§ Set problem
Pictures stay out of the copy; set down each line of the listing below exactly.

----

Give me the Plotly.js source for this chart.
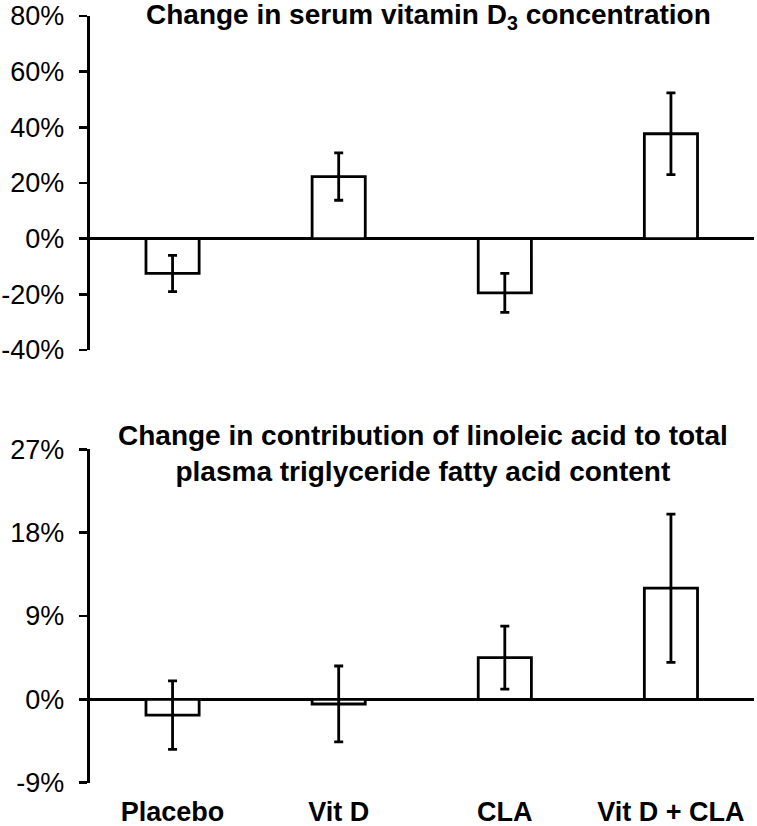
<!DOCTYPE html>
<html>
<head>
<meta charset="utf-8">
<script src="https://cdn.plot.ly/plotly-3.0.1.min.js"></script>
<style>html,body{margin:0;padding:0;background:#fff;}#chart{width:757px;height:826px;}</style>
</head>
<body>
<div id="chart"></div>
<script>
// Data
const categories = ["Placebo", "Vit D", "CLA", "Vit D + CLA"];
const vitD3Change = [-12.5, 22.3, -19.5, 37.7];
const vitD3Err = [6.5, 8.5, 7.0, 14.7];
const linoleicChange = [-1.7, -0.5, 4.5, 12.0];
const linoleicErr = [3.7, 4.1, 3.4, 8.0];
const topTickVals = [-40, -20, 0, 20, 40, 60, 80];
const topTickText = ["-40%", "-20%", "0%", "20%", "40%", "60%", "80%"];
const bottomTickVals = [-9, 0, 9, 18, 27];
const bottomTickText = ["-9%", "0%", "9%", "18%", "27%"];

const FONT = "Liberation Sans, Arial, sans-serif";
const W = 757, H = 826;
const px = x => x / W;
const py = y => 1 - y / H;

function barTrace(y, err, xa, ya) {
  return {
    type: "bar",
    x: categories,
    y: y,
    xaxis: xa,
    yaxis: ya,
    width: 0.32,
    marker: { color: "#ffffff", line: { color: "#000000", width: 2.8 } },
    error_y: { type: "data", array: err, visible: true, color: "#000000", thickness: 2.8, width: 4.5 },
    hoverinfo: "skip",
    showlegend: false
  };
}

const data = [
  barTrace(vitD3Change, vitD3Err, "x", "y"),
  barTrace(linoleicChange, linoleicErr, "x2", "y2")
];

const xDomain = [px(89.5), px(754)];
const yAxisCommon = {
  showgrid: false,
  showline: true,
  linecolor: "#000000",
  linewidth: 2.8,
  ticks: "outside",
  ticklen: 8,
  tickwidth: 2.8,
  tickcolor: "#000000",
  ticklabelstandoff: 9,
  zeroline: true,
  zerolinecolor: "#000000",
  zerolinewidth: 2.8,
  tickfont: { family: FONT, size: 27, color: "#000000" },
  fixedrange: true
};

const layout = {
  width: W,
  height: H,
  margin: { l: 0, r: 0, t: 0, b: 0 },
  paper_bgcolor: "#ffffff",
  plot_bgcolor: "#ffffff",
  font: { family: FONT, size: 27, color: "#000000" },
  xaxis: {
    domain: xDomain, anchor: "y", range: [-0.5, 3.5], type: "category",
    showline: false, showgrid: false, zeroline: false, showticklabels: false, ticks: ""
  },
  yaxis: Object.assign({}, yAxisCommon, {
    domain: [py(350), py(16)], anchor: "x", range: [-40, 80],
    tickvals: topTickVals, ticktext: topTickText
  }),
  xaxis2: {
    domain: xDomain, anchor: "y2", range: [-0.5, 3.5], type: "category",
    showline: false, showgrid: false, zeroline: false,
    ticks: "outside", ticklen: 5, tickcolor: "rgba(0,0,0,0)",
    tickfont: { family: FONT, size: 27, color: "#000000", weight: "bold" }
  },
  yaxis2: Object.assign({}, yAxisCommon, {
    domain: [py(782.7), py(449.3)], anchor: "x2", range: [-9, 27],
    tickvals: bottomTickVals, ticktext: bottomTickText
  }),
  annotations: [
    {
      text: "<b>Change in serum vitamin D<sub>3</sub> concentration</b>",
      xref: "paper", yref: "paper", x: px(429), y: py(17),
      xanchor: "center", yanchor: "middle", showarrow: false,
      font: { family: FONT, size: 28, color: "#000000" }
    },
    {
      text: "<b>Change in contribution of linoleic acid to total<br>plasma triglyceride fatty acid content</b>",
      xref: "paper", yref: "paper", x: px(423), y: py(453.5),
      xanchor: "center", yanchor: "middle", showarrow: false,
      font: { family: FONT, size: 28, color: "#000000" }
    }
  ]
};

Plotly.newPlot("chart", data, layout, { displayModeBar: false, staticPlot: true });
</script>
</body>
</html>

----

§ Answer to the problem
Give me the Plotly.js source for this chart.
<!DOCTYPE html>
<html>
<head>
<meta charset="utf-8">
<script src="https://cdn.plot.ly/plotly-3.0.1.min.js"></script>
<style>html,body{margin:0;padding:0;background:#fff;}#chart{width:757px;height:826px;}</style>
</head>
<body>
<div id="chart"></div>
<script>
// Data
const categories = ["Placebo", "Vit D", "CLA", "Vit D + CLA"];
const vitD3Change = [-12.5, 22.3, -19.5, 37.7];
const vitD3Err = [6.5, 8.5, 7.0, 14.7];
const linoleicChange = [-1.7, -0.5, 4.5, 12.0];
const linoleicErr = [3.7, 4.1, 3.4, 8.0];
const topTickVals = [-40, -20, 0, 20, 40, 60, 80];
const topTickText = ["-40%", "-20%", "0%", "20%", "40%", "60%", "80%"];
const bottomTickVals = [-9, 0, 9, 18, 27];
const bottomTickText = ["-9%", "0%", "9%", "18%", "27%"];

const FONT = "Liberation Sans, Arial, sans-serif";
const W = 757, H = 826;
const px = x => x / W;
const py = y => 1 - y / H;

function barTrace(y, err, xa, ya) {
  return {
    type: "bar",
    x: categories,
    y: y,
    xaxis: xa,
    yaxis: ya,
    width: 0.32,
    marker: { color: "#ffffff", line: { color: "#000000", width: 2.8 } },
    error_y: { type: "data", array: err, visible: true, color: "#000000", thickness: 2.8, width: 4.5 },
    hoverinfo: "skip",
    showlegend: false
  };
}

const data = [
  barTrace(vitD3Change, vitD3Err, "x", "y"),
  barTrace(linoleicChange, linoleicErr, "x2", "y2")
];

const xDomain = [px(89.5), px(754)];
const yAxisCommon = {
  showgrid: false,
  showline: true,
  linecolor: "#000000",
  linewidth: 2.8,
  ticks: "outside",
  ticklen: 8,
  tickwidth: 2.8,
  tickcolor: "#000000",
  ticklabelstandoff: 9,
  zeroline: true,
  zerolinecolor: "#000000",
  zerolinewidth: 2.8,
  tickfont: { family: FONT, size: 27, color: "#000000" },
  fixedrange: true
};

const layout = {
  width: W,
  height: H,
  margin: { l: 0, r: 0, t: 0, b: 0 },
  paper_bgcolor: "#ffffff",
  plot_bgcolor: "#ffffff",
  font: { family: FONT, size: 27, color: "#000000" },
  xaxis: {
    domain: xDomain, anchor: "y", range: [-0.5, 3.5], type: "category",
    showline: false, showgrid: false, zeroline: false, showticklabels: false, ticks: ""
  },
  yaxis: Object.assign({}, yAxisCommon, {
    domain: [py(350), py(16)], anchor: "x", range: [-40, 80],
    tickvals: topTickVals, ticktext: topTickText
  }),
  xaxis2: {
    domain: xDomain, anchor: "y2", range: [-0.5, 3.5], type: "category",
    showline: false, showgrid: false, zeroline: false,
    ticks: "outside", ticklen: 5, tickcolor: "rgba(0,0,0,0)",
    tickfont: { family: FONT, size: 27, color: "#000000", weight: "bold" }
  },
  yaxis2: Object.assign({}, yAxisCommon, {
    domain: [py(782.7), py(449.3)], anchor: "x2", range: [-9, 27],
    tickvals: bottomTickVals, ticktext: bottomTickText
  }),
  annotations: [
    {
      text: "<b>Change in serum vitamin D<sub>3</sub> concentration</b>",
      xref: "paper", yref: "paper", x: px(429), y: py(17),
      xanchor: "center", yanchor: "middle", showarrow: false,
      font: { family: FONT, size: 28, color: "#000000" }
    },
    {
      text: "<b>Change in contribution of linoleic acid to total<br>plasma triglyceride fatty acid content</b>",
      xref: "paper", yref: "paper", x: px(423), y: py(453.5),
      xanchor: "center", yanchor: "middle", showarrow: false,
      font: { family: FONT, size: 28, color: "#000000" }
    }
  ]
};

Plotly.newPlot("chart", data, layout, { displayModeBar: false, staticPlot: true });
</script>
</body>
</html>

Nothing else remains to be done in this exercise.